Leave out the pictures and set down exactly the lines from the start of the listing through the one with "0.039, 0.020, 0.015];", both included.
** Start INPUT FOR THIS TASK **
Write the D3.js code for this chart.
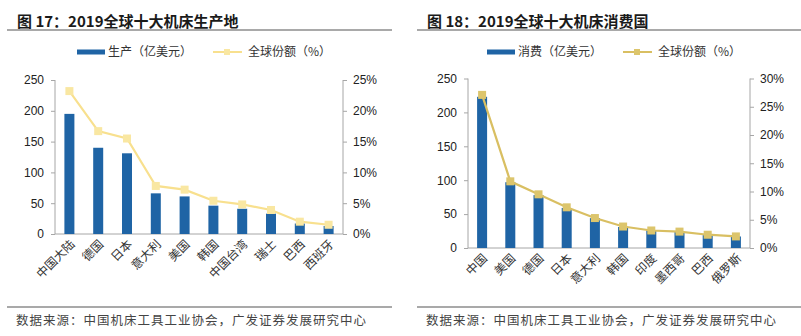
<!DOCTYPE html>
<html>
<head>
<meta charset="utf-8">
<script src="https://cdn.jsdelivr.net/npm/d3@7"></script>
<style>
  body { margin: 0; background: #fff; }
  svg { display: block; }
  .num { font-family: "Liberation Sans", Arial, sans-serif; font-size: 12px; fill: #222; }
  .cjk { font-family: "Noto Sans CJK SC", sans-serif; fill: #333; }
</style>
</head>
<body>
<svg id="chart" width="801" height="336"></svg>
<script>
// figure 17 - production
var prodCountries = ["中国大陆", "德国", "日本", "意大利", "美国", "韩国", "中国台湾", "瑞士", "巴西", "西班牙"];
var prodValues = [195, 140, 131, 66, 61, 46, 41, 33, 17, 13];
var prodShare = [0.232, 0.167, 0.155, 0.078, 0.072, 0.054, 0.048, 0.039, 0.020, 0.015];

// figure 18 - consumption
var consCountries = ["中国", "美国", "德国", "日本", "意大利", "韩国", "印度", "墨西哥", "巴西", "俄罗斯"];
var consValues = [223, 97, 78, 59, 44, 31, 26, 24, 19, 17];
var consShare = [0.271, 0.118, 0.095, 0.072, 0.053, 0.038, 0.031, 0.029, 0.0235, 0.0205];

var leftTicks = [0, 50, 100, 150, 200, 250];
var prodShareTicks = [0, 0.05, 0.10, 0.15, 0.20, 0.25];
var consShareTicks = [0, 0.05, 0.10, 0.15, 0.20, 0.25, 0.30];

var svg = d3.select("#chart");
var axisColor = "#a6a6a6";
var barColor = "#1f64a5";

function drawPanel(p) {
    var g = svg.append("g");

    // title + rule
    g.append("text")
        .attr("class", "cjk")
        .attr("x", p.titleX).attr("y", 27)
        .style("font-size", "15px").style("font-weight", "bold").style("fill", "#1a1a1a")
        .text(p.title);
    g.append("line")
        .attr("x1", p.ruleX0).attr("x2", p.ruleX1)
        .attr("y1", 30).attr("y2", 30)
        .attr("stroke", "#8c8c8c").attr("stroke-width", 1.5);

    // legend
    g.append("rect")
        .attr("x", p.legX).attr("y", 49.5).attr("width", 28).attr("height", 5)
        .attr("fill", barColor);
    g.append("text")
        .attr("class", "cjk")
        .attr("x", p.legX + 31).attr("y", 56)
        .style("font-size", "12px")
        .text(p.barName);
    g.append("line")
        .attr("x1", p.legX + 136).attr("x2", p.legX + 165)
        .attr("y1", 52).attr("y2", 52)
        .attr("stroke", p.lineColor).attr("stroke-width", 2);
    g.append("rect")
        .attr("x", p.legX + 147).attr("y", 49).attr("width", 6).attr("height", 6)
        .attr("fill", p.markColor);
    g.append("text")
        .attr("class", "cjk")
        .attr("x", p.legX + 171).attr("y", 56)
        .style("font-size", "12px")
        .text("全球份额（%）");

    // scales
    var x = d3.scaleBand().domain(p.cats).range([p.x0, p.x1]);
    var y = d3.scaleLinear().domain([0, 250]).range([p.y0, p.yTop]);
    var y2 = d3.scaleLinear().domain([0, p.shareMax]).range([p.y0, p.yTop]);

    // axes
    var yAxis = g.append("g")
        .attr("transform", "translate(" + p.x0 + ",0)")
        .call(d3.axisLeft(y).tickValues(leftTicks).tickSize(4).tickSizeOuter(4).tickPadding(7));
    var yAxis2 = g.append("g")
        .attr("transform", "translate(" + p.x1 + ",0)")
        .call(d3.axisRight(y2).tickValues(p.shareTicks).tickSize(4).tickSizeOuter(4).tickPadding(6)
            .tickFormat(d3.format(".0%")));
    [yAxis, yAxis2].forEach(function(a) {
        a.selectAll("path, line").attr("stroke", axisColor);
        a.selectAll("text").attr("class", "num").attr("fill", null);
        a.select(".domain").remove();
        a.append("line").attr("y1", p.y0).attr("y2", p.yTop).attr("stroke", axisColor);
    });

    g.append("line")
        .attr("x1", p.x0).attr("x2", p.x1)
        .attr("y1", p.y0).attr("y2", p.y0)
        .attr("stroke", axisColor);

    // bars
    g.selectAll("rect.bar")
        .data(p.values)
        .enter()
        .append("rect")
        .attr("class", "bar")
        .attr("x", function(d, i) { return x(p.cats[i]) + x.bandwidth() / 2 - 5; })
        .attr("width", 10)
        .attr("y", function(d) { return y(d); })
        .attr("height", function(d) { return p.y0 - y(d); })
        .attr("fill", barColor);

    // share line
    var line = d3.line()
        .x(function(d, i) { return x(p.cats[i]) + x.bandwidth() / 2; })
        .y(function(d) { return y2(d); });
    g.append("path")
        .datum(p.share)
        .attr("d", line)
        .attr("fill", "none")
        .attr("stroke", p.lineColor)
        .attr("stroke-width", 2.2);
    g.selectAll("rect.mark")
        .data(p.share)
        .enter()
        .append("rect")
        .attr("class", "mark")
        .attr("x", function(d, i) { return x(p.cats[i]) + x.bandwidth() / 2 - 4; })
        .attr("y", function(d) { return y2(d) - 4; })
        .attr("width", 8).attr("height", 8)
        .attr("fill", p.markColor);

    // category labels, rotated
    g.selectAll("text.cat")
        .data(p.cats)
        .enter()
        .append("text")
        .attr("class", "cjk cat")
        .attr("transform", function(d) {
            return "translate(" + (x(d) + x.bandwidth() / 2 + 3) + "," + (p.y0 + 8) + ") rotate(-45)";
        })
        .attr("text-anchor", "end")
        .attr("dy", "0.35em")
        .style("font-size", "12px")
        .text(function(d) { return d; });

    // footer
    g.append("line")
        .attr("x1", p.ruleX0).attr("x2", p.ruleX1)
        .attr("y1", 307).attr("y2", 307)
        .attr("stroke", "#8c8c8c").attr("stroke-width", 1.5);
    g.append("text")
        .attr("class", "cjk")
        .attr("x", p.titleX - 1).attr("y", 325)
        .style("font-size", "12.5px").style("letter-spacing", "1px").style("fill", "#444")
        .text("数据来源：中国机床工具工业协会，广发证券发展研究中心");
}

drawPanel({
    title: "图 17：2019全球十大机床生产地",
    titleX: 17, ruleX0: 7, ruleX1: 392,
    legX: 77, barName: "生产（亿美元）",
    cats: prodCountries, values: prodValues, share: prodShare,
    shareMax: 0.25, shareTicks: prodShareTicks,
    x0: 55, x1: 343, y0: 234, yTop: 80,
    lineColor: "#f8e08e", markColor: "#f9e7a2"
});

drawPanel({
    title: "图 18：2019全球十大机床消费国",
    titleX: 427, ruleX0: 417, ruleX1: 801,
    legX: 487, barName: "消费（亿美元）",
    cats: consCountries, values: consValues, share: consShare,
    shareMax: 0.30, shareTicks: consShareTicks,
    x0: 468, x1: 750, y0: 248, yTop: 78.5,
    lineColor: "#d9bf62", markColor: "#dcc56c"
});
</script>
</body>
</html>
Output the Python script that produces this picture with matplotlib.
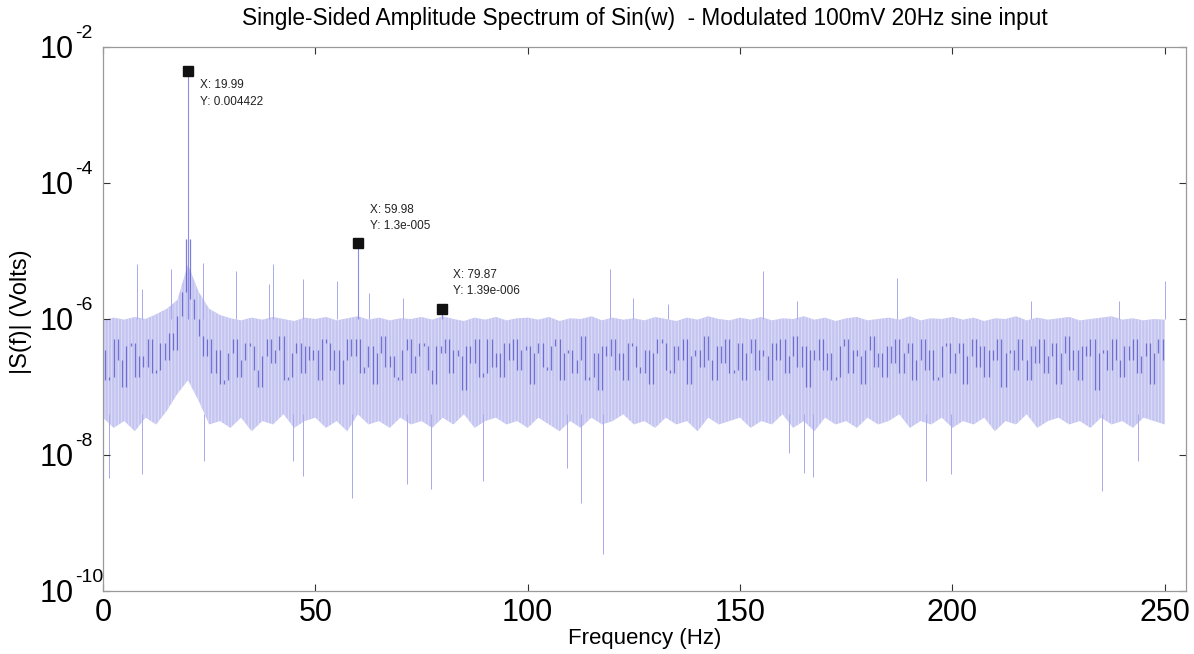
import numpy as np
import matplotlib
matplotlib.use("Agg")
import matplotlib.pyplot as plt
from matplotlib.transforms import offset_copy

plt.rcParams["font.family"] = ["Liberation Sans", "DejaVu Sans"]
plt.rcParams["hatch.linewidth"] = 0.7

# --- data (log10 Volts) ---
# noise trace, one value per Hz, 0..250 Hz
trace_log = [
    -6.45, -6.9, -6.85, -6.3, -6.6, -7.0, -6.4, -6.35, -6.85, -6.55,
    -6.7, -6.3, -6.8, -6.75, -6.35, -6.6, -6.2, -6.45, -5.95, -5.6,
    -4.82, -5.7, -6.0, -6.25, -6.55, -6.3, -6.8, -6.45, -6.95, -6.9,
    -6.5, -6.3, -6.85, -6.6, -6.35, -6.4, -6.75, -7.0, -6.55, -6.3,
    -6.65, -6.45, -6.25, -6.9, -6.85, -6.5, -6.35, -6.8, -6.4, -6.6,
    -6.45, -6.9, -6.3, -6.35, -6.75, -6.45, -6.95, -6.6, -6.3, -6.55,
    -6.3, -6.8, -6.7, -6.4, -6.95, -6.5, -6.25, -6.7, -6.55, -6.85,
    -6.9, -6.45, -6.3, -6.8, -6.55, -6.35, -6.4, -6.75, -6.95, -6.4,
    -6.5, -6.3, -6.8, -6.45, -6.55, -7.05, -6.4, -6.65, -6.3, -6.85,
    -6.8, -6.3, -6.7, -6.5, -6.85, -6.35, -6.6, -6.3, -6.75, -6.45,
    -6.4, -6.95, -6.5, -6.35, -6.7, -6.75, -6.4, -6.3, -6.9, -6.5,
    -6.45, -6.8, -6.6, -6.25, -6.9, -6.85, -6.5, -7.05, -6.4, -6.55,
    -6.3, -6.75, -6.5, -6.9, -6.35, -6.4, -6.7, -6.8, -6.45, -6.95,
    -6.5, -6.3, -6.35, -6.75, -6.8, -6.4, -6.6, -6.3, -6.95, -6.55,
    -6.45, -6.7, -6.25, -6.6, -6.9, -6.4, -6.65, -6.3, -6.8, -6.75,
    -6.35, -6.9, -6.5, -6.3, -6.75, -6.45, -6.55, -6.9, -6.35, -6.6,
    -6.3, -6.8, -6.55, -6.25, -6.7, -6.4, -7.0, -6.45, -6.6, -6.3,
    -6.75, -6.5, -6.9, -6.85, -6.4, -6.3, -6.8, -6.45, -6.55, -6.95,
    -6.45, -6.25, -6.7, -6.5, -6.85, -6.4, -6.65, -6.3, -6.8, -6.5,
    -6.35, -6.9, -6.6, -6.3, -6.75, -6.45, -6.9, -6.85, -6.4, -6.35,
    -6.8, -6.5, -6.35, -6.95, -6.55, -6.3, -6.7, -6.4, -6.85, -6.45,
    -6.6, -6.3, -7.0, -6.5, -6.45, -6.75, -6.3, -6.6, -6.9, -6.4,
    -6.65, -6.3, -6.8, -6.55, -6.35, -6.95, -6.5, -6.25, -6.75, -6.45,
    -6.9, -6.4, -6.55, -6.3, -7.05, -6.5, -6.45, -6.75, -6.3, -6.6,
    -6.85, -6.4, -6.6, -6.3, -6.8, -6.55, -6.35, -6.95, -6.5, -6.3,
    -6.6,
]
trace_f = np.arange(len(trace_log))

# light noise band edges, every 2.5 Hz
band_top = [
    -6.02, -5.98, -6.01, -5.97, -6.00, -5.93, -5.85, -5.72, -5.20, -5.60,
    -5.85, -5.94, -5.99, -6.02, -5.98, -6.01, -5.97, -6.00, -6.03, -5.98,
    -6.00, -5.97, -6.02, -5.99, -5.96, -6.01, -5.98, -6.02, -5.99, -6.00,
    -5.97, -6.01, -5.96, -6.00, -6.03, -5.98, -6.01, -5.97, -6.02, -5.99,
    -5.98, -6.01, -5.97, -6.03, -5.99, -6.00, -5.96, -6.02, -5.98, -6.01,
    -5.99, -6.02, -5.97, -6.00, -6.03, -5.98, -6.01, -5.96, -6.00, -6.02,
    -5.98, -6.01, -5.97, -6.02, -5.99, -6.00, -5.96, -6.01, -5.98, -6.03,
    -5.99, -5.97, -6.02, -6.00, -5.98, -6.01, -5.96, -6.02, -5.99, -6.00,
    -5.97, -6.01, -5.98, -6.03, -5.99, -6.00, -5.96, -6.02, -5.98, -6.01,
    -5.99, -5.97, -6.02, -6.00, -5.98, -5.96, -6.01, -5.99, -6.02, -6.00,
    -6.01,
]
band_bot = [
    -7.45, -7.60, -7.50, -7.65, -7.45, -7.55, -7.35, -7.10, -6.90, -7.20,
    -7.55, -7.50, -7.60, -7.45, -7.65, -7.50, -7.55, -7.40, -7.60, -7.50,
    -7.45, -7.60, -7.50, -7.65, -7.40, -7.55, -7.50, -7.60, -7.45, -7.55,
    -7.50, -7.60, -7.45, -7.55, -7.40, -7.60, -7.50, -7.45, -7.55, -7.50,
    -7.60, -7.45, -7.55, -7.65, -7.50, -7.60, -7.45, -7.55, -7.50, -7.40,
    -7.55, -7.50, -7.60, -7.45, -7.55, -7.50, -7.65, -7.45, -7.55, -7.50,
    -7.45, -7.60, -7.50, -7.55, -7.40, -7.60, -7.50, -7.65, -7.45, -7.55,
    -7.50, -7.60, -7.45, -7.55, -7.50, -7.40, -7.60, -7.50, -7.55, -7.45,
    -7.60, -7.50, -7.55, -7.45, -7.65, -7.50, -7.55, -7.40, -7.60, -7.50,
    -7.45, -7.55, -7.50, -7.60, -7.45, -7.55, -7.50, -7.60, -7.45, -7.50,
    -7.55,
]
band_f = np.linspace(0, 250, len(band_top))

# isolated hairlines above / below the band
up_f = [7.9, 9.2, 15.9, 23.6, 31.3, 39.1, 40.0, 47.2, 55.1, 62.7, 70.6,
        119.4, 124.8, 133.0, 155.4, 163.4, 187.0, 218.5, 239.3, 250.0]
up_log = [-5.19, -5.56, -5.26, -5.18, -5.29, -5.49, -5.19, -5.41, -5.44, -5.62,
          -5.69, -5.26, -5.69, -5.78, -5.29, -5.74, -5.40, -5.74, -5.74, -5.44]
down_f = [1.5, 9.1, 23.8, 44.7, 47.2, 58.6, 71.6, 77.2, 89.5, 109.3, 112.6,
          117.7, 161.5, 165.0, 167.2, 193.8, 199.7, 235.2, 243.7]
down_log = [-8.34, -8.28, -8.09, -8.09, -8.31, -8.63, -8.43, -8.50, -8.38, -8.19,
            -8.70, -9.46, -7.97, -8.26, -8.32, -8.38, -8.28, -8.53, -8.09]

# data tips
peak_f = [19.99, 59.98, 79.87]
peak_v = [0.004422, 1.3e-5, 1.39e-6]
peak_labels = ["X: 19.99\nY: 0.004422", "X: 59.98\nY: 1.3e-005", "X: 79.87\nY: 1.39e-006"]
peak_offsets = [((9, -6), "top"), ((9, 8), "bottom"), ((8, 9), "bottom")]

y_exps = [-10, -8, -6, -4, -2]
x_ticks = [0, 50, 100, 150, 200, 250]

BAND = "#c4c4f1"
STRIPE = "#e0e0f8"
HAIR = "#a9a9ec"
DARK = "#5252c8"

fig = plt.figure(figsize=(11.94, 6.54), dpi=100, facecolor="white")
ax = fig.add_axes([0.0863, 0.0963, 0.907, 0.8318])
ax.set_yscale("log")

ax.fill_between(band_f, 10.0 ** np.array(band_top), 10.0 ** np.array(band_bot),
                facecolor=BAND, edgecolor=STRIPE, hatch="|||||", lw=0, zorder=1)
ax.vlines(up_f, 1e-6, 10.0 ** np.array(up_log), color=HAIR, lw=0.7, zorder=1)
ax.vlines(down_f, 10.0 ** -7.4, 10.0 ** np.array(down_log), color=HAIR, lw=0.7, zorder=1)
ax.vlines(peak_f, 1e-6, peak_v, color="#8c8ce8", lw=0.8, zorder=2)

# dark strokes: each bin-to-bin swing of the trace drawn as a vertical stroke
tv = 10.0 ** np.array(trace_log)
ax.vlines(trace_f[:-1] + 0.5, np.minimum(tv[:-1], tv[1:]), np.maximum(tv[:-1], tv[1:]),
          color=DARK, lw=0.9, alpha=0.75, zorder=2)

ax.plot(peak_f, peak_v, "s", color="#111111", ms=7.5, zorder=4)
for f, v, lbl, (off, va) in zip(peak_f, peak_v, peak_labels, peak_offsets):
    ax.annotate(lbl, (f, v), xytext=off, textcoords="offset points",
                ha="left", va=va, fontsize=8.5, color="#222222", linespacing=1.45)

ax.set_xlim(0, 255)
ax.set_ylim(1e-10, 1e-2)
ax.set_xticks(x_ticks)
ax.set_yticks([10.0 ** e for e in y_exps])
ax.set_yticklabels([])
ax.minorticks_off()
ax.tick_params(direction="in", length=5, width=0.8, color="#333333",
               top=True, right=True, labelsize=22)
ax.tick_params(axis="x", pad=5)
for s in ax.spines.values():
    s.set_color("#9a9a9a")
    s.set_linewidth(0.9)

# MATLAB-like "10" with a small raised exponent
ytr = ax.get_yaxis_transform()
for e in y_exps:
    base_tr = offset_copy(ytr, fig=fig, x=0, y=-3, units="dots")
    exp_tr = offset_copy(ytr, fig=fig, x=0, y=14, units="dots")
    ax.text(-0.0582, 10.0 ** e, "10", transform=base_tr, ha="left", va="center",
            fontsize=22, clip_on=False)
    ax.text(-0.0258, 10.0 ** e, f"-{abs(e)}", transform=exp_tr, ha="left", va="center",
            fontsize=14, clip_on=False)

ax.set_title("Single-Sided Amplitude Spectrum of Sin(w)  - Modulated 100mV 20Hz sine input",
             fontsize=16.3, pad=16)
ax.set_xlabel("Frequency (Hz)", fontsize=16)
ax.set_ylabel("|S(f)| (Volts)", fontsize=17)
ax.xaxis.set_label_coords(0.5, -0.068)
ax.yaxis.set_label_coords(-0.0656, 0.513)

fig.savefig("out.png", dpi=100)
** End INPUT FOR THIS TASK **
● ANSWER TO THE TASK:
Write the D3.js code for this chart.
<!DOCTYPE html>
<html>
<head>
<meta charset="utf-8">
<script src="https://cdn.jsdelivr.net/npm/d3@7"></script>
<style>
  body { margin: 0; background: #fff; }
  svg { display: block; }
  .num { font-family: "Liberation Sans", Arial, sans-serif; font-size: 12px; fill: #222; }
  .cjk { font-family: "Noto Sans CJK SC", sans-serif; fill: #333; }
</style>
</head>
<body>
<svg id="chart" width="801" height="336"></svg>
<script>
// figure 17 - production
var prodCountries = ["中国大陆", "德国", "日本", "意大利", "美国", "韩国", "中国台湾", "瑞士", "巴西", "西班牙"];
var prodValues = [195, 140, 131, 66, 61, 46, 41, 33, 17, 13];
var prodShare = [0.232, 0.167, 0.155, 0.078, 0.072, 0.054, 0.048, 0.039, 0.020, 0.015];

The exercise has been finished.